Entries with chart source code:
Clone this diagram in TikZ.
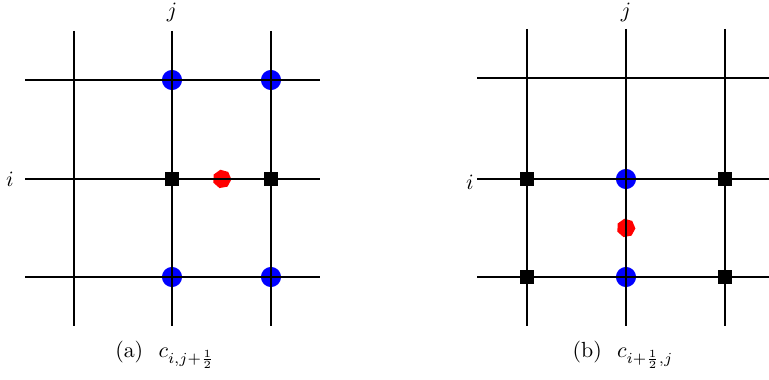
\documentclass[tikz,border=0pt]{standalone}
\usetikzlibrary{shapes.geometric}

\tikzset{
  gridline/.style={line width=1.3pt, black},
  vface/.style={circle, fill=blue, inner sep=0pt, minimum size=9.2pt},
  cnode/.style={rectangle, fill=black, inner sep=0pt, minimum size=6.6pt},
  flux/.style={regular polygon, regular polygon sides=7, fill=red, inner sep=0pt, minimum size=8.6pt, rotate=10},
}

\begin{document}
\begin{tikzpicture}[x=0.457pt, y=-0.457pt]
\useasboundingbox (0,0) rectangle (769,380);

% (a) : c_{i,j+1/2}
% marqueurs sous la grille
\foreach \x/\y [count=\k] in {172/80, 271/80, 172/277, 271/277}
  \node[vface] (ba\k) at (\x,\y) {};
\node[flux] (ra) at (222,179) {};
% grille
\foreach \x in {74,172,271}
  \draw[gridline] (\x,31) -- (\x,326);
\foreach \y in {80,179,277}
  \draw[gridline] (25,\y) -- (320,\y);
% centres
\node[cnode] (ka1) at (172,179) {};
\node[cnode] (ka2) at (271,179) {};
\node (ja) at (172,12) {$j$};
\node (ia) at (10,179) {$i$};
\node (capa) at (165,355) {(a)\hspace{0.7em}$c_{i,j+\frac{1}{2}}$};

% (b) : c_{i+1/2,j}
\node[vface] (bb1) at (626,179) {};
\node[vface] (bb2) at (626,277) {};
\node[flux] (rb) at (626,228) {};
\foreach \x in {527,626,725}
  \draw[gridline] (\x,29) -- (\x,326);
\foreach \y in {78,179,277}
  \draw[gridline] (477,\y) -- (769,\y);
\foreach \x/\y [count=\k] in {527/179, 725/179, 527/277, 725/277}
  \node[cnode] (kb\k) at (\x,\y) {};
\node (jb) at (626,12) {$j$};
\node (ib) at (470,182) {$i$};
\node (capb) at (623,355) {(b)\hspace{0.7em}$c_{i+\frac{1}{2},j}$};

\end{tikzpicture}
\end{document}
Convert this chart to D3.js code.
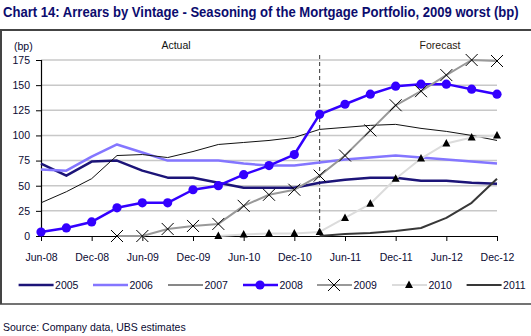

__Problem to solve__
Make an exact copy of the data, leaving its pictures out.

__Correct answer__
Clone this diagram in TikZ.
\documentclass[tikz,border=0pt]{standalone}
\usetikzlibrary{shapes.geometric}

\tikzset{
  gridline/.style={line width=1.3pt, black},
  vface/.style={circle, fill=blue, inner sep=0pt, minimum size=9.2pt},
  cnode/.style={rectangle, fill=black, inner sep=0pt, minimum size=6.6pt},
  flux/.style={regular polygon, regular polygon sides=7, fill=red, inner sep=0pt, minimum size=8.6pt, rotate=10},
}

\begin{document}
\begin{tikzpicture}[x=0.457pt, y=-0.457pt]
\useasboundingbox (0,0) rectangle (769,380);

% (a) : c_{i,j+1/2}
% marqueurs sous la grille
\foreach \x/\y [count=\k] in {172/80, 271/80, 172/277, 271/277}
  \node[vface] (ba\k) at (\x,\y) {};
\node[flux] (ra) at (222,179) {};
% grille
\foreach \x in {74,172,271}
  \draw[gridline] (\x,31) -- (\x,326);
\foreach \y in {80,179,277}
  \draw[gridline] (25,\y) -- (320,\y);
% centres
\node[cnode] (ka1) at (172,179) {};
\node[cnode] (ka2) at (271,179) {};
\node (ja) at (172,12) {$j$};
\node (ia) at (10,179) {$i$};
\node (capa) at (165,355) {(a)\hspace{0.7em}$c_{i,j+\frac{1}{2}}$};

% (b) : c_{i+1/2,j}
\node[vface] (bb1) at (626,179) {};
\node[vface] (bb2) at (626,277) {};
\node[flux] (rb) at (626,228) {};
\foreach \x in {527,626,725}
  \draw[gridline] (\x,29) -- (\x,326);
\foreach \y in {78,179,277}
  \draw[gridline] (477,\y) -- (769,\y);
\foreach \x/\y [count=\k] in {527/179, 725/179, 527/277, 725/277}
  \node[cnode] (kb\k) at (\x,\y) {};
\node (jb) at (626,12) {$j$};
\node (ib) at (470,182) {$i$};
\node (capb) at (623,355) {(b)\hspace{0.7em}$c_{i+\frac{1}{2},j}$};

\end{tikzpicture}
\end{document}
Convert this chart to D3.js code.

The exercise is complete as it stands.